The Toyota’s seats both front and back are plusher and more supportive, with the Telluride’s feeling flat and offering no contouring whatsoever. In fact, I felt like I was sitting on a fresh stack of folded cardboard inside this Kia, with the cushions offering no give at all. Our body types being as different as they are, however, Jodi liked the firmness of the Kia’s chairs – although the same type of soreness set in for her during longer drives.

Toyota Highlander: 7/10; Kia Telluride: 6/10


As I’ve mentioned in the past, value can take on different meanings for different people, and that’s very much the case for us when it comes to these two SUVs. Because while the 2023 Highlander is the outright value pick in terms of asking price – it starts at $47,580 compared to $52,744, both including their non-negotiable freight charges – there are those niceties the Telluride comes with that help to justify its price premium at least a little bit.

This Toyota maintains its lead in terms of traditional value when considering that there are two more trims, the XLE and this XSE, that have lower starting prices than the cheapest Telluride ($50,280 and $52,580, respectively). Then there are the $55,820 Limited and $57,690 Platinum trims.

By comparison, the Telluride SX starts at $57,744, which means it’s more expensive than the priciest gas-powered Highlander, with the SX Limited pushing up to $61,744, and this X-Line tester ringing in at $63,744 before tax. Finally, there’s the range-topping X-Pro version that’s a $65,344 proposition. That makes this Kia one of the most expensive mainstream models on the three-row market.
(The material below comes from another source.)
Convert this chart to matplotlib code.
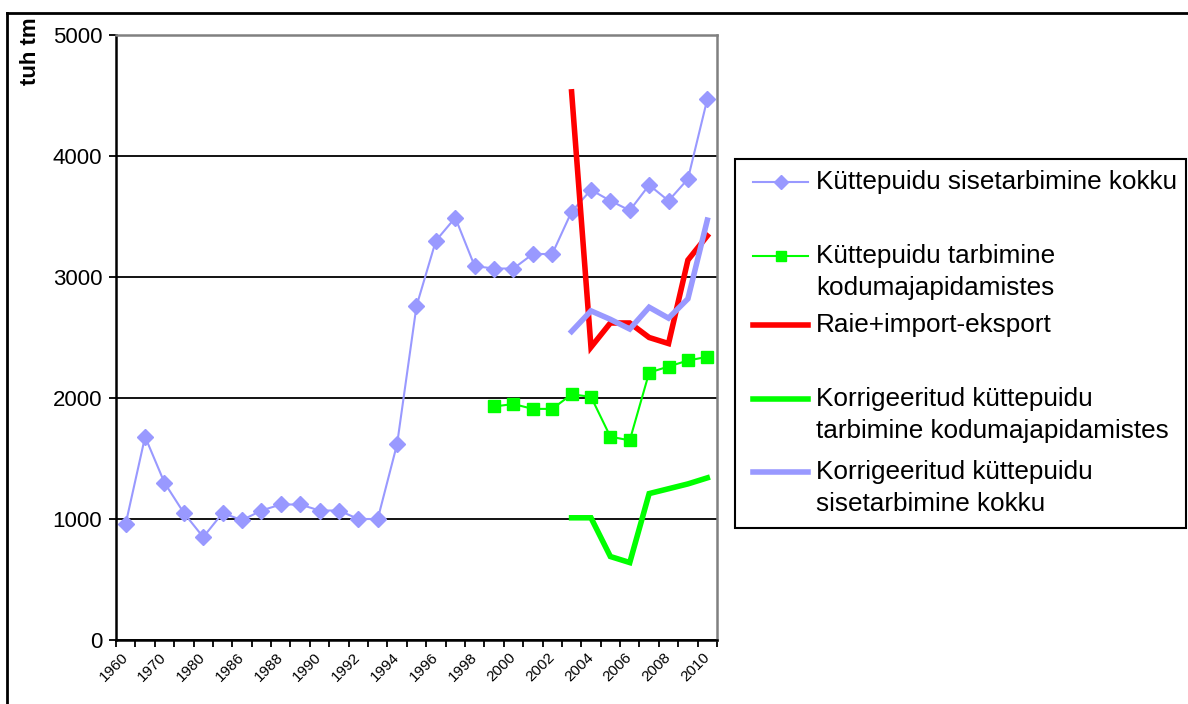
import numpy as np
import matplotlib.pyplot as plt
from matplotlib.lines import Line2D
from matplotlib.patches import Rectangle

plt.rcParams['font.family'] = ['Liberation Sans', 'DejaVu Sans']

# categories (labels shown on every other one)
years = [1960, 1965, 1970, 1975, 1980, 1985, 1986, 1987, 1988, 1989, 1990,
         1991, 1992, 1993, 1994, 1995, 1996, 1997, 1998, 1999, 2000, 2001,
         2002, 2003, 2004, 2005, 2006, 2007, 2008, 2009, 2010]

# tuh tm
total_use = [960, 1680, 1300, 1050, 850, 1050, 990, 1070, 1120, 1120, 1070,
             1070, 1000, 1000, 1620, 2760, 3300, 3490, 3090, 3070, 3070, 3190,
             3190, 3540, 3720, 3630, 3550, 3760, 3630, 3810, 4470]
household_use = [1930, 1950, 1910, 1910, 2030, 2010, 1680, 1650, 2210, 2260,
                 2310, 2340]                      # 1999-2010
felling_balance = [4530, 2420, 2620, 2620, 2500, 2450, 3140, 3340]  # 2003-2010
corr_household = [1010, 1010, 690, 640, 1210, 1250, 1290, 1340]     # 2003-2010
corr_total = [2550, 2720, 2650, 2570, 2750, 2660, 2820, 3470]       # 2003-2010

labels = ['Küttepuidu sisetarbimine kokku',
          'Küttepuidu tarbimine\nkodumajapidamistes',
          'Raie+import-eksport',
          'Korrigeeritud küttepuidu\ntarbimine kodumajapidamistes',
          'Korrigeeritud küttepuidu\nsisetarbimine kokku']

blue = '#9999FF'
green = '#00FF00'
red = '#FF0000'

W, H = 1188, 704
fig = plt.figure(figsize=(W / 100, H / 100), dpi=100)
ax = fig.add_axes([116 / W, 64 / H, 601 / W, 605 / H])

x = np.arange(len(years))
n = len(years)


def pad(vals):
    return np.array([np.nan] * (n - len(vals)) + vals, dtype=float)


ax.plot(x, total_use, color=blue, lw=1.5, marker='D', ms=8.5, zorder=3)
ax.plot(x, pad(household_use), color=green, lw=1.5, marker='s', ms=8, zorder=3)
ax.plot(x, pad(felling_balance), color=red, lw=4, zorder=4, solid_joinstyle='miter')
ax.plot(x, pad(corr_household), color=green, lw=4, zorder=4, solid_joinstyle='miter')
ax.plot(x, pad(corr_total), color=blue, lw=4, zorder=5, solid_joinstyle='miter')

ax.set_xlim(-0.5, n - 0.5)
ax.set_ylim(0, 5000)
ax.set_yticks(np.arange(0, 5001, 1000))
ax.yaxis.grid(True, color='black', lw=1.3)
ax.set_axisbelow(True)
ax.tick_params(axis='y', labelsize=16, length=5, width=1.3, pad=5, direction='out')

ax.set_xticks(np.arange(-0.5, n, 1))
ax.set_xticklabels([])
ax.tick_params(axis='x', which='major', length=5, width=1.3, direction='out')
ax.set_xticks(x[::2], minor=True)
ax.set_xticklabels([str(y) for y in years[::2]], minor=True, rotation=45,
                   ha='right', va='center', rotation_mode='anchor', fontsize=11)
ax.tick_params(axis='x', which='minor', length=0, pad=11)

for s in ['left', 'bottom']:
    ax.spines[s].set_color('black')
    ax.spines[s].set_linewidth(1.8)
for s in ['top', 'right']:
    ax.spines[s].set_color('#808080')
    ax.spines[s].set_linewidth(1.8)

fig.text(30 / W, 1 - 17 / H, 'tuh tm', rotation=90, ha='center', va='top',
         fontweight='bold', fontsize=16)

# outer chart frame (only left and top edges visible)
fig.add_artist(Line2D([7 / W, 7 / W], [0, 1 - 13 / H], transform=fig.transFigure,
                      color='black', lw=2))
fig.add_artist(Line2D([7 / W, 1], [1 - 13 / H, 1 - 13 / H], transform=fig.transFigure,
                      color='black', lw=2))

# legend drawn in pixel coordinates
lax = fig.add_axes([0, 0, 1, 1], zorder=10)
lax.set_xlim(0, W)
lax.set_ylim(H, 0)
lax.axis('off')
lax.add_patch(Rectangle((735, 159), 451, 369, fill=False, ec='black', lw=1.5))

handle_y = [182, 256, 325, 399, 472]
styles = [dict(color=blue, lw=1.5, marker='D', ms=7),
          dict(color=green, lw=1.5, marker='s', ms=7),
          dict(color=red, lw=4),
          dict(color=green, lw=4),
          dict(color=blue, lw=4)]
for hy, st, lab in zip(handle_y, styles, labels):
    lax.plot([753, 808], [hy, hy], **st, markevery=[])
    if 'marker' in st:
        lax.plot([780.5], [hy], linestyle='none', marker=st['marker'],
                 ms=st['ms'], color=st['color'])
    for k, line in enumerate(lab.split('\n')):
        lax.text(816, hy + 7 + k * 32.3, line, fontsize=18.8, va='baseline', ha='left')

fig.savefig('out.png', dpi=100)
Toyota Highlander: 7/10; Kia Telluride: 6/10

The Verdict

It’s higher in their lineups that the price divide gets harder to justify, with the Highlander Platinum feeling just as luxurious as a Telluride X-Line or X-Pro (and arguably even more so) in spite of a few missing features. That makes the Telluride’s price premium of more than $7,500 for its top trim versus this Toyota's that much harder to justify.

That’s where we’re both in agreement. Ditto their third-row seats, with the 2023 Kia Telluride offering more usable space. As Jodi says, the Telluride is a three-time winner of its category in the AutoTrader Awards for good reason, including that extra space and a list of features families will love.

It’s not as if I dislike the Telluride entirely, but it just doesn’t hit the marks that I think matter more than an impressive feature set. So while the 2023 Toyota Highlander might not offer the same amount of room as its rival, it’s smooth, comfortable, and livable – plus, it’s hard to go wrong with Toyota’s reputation for safety and reliability. Now factor in its relative affordability, and it’s the one I’d park in my driveway.